Не секрет, что Евгения Вучетича многие коллеги недолюбливали. Сам он, и сын вслед за ним, объяснял это исключительно завистью, хотя могли существовать причины и не столь банальные. Эстетические разногласия, например. Но что было, то было: Вучетич все-таки выигрывал анонимные конкурсы. Правда, не без хитростей: подавал сразу две заявки, а потом информацию об одной из них как бы случайно «сливал» недоброжелателям. Те добивались отсева проекта, зато другой благополучно доходил до финала и нередко побеждал. Такой сценарий использовался, например, в случае со скульптурой «Перекуем мечи на орала»; именно она в итоге поехала в Брюссель на Всемирную выставку 1958 года.
Но вот, скажем, возведение мемориала на Мамаевом кургане инициировал сам Вучетич, другие кандидатуры не рассматривались.

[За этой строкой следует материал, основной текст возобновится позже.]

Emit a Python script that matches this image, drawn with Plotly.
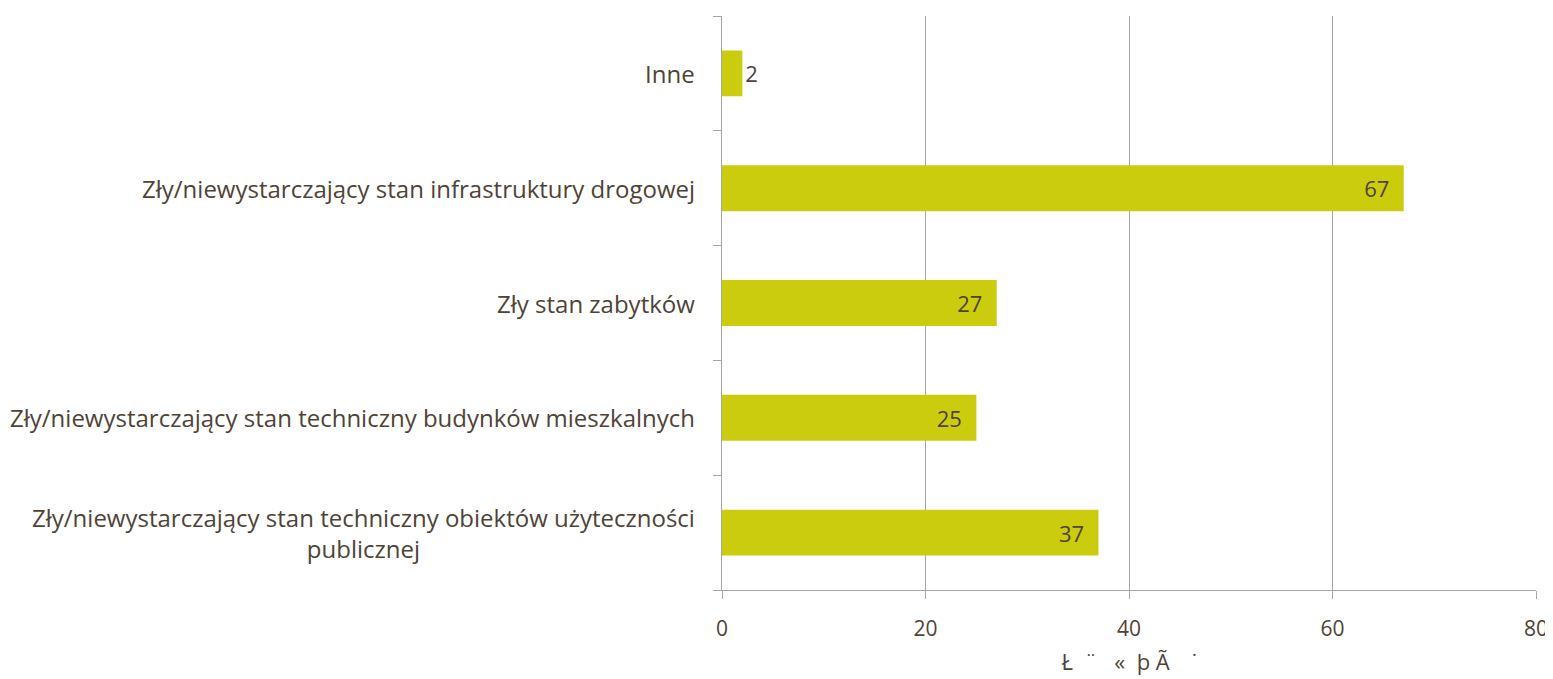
import plotly.graph_objects as go

categories = [
    "Zły/niewystarczający stan techniczny obiektów użyteczności<br>publicznej",
    "Zły/niewystarczający stan techniczny budynków mieszkalnych",
    "Zły stan zabytków",
    "Zły/niewystarczający stan infrastruktury drogowej",
    "Inne",
]
values = [37, 25, 27, 67, 2]
x_ticks = [0, 20, 40, 60, 80]
x_title = "Ł  ¨   «  þ Ã    ˙"

text_color = "#4f4337"
grid_color = "#a6a6a6"
bar_color = "#cccc0e"
font_family = "Open Sans"
label_size = 24

pad = "\u00a0\u00a0"
bar_text = [f"{v}{pad}" if v >= 5 else str(v) for v in values]
text_pos = ["inside" if v >= 5 else "outside" for v in values]

fig = go.Figure(
    go.Bar(
        y=categories,
        x=values,
        orientation="h",
        marker=dict(color=bar_color, line=dict(width=0)),
        width=0.4,
        text=bar_text,
        textposition=text_pos,
        insidetextanchor="end",
        textfont=dict(color=text_color, size=22, family=font_family),
        cliponaxis=False,
    )
)

fig.update_layout(
    width=1553,
    height=679,
    paper_bgcolor="white",
    plot_bgcolor="white",
    margin=dict(l=714, r=25, t=8, b=97),
    showlegend=False,
    font=dict(family=font_family, color=text_color, size=label_size),
)

fig.update_xaxes(
    range=[0, 80],
    tickvals=x_ticks,
    ticktext=[str(t) for t in x_ticks],
    showgrid=True,
    gridcolor=grid_color,
    gridwidth=1,
    showline=True,
    linecolor=grid_color,
    linewidth=1,
    ticks="outside",
    ticklen=8,
    tickcolor=grid_color,
    zeroline=False,
    automargin=False,
    tickfont=dict(size=21, color=text_color),
    ticklabelstandoff=12,
    title=dict(text=x_title, font=dict(size=22, color=text_color), standoff=13),
)

fig.update_yaxes(
    type="category",
    categoryorder="array",
    categoryarray=categories,
    showgrid=False,
    showline=True,
    linecolor=grid_color,
    linewidth=1,
    ticks="outside",
    tickson="boundaries",
    ticklen=8,
    tickcolor=grid_color,
    showticklabels=False,
    automargin=False,
)

for cat in categories:
    fig.add_annotation(
        x=0,
        xref="paper",
        y=cat,
        yref="y",
        text=cat,
        showarrow=False,
        xanchor="right",
        yanchor="middle",
        align="center",
        xshift=-25,
        font=dict(size=label_size, color=text_color, family=font_family),
    )

fig.write_html("out.html")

Что ж, характер отца Виктор Евгеньевич описывает как «настырный и пробивной». В случае с Волгоградом, возможно, сыграли роль еще и масштабы строительства. Никому другому доверить огромные материальные ресурсы не рискнули — а вот Вучетич никогда не подводил.

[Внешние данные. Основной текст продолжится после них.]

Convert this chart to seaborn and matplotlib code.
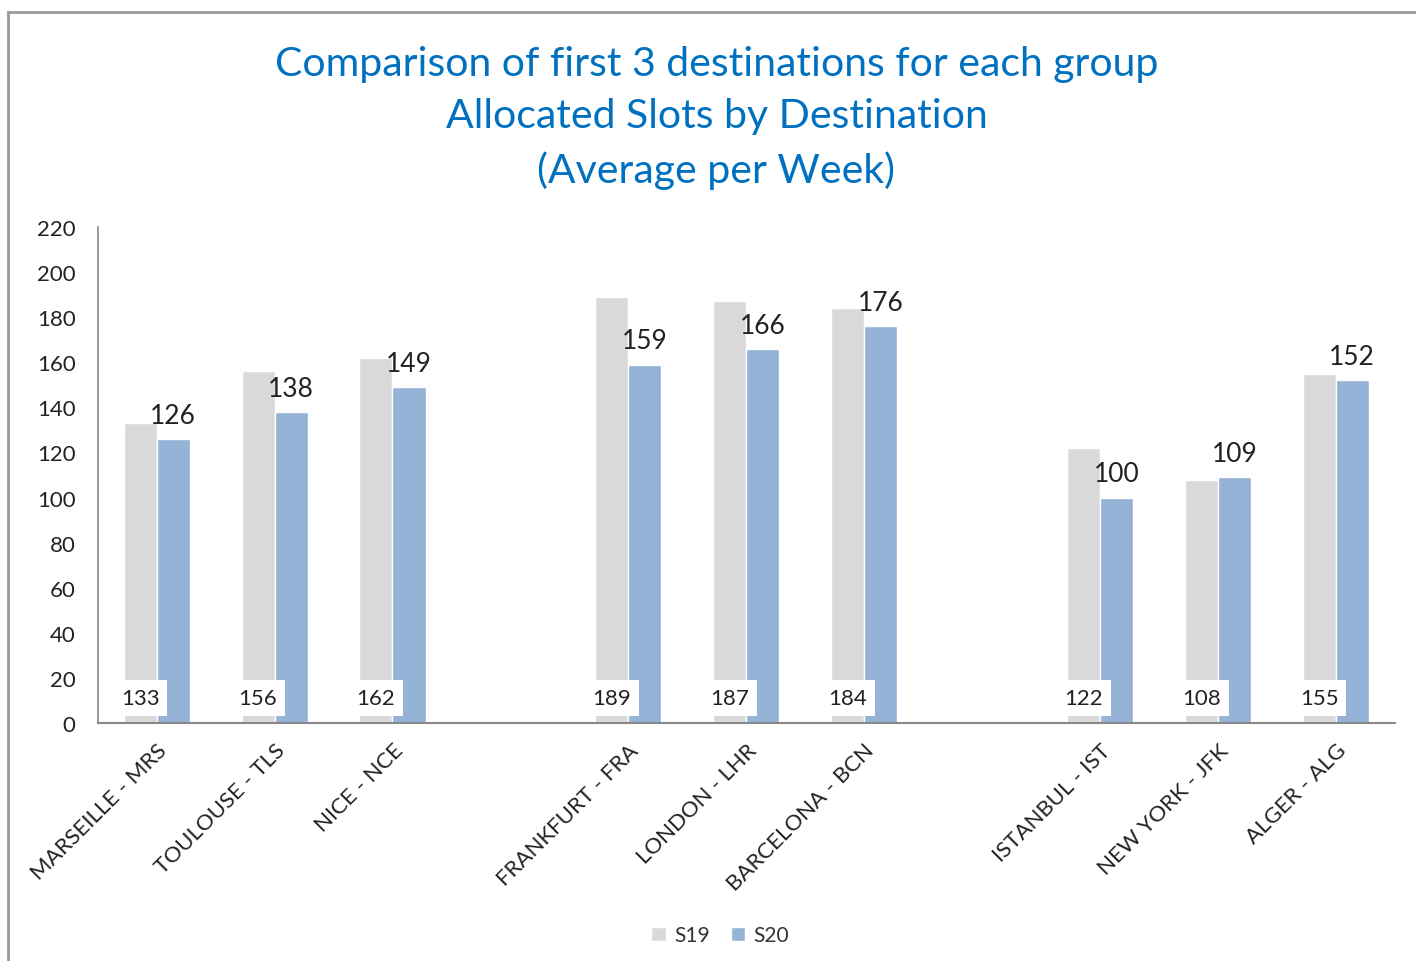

Это вознаграждалось. За свою карьеру он заработал пять Сталинских премий и одну Государственную. Ну и столько же инфарктов… Так или иначе, речь всегда шла о его собственном выборе — и профессии, и способов ее практического применения. Однажды, в январе 1924 года, сразу после известия о смерти Ленина юный воспитанник художественной школы в Ростове-на-Дону вылепил из снега большой бюст почившего вождя — а в число последних его работ входило несколько памятников для всесоюзной ленинианы. Из этого символического круга Вучетич выходил, конечно, и в прочие жанры, но по сути всегда оставался внутри него.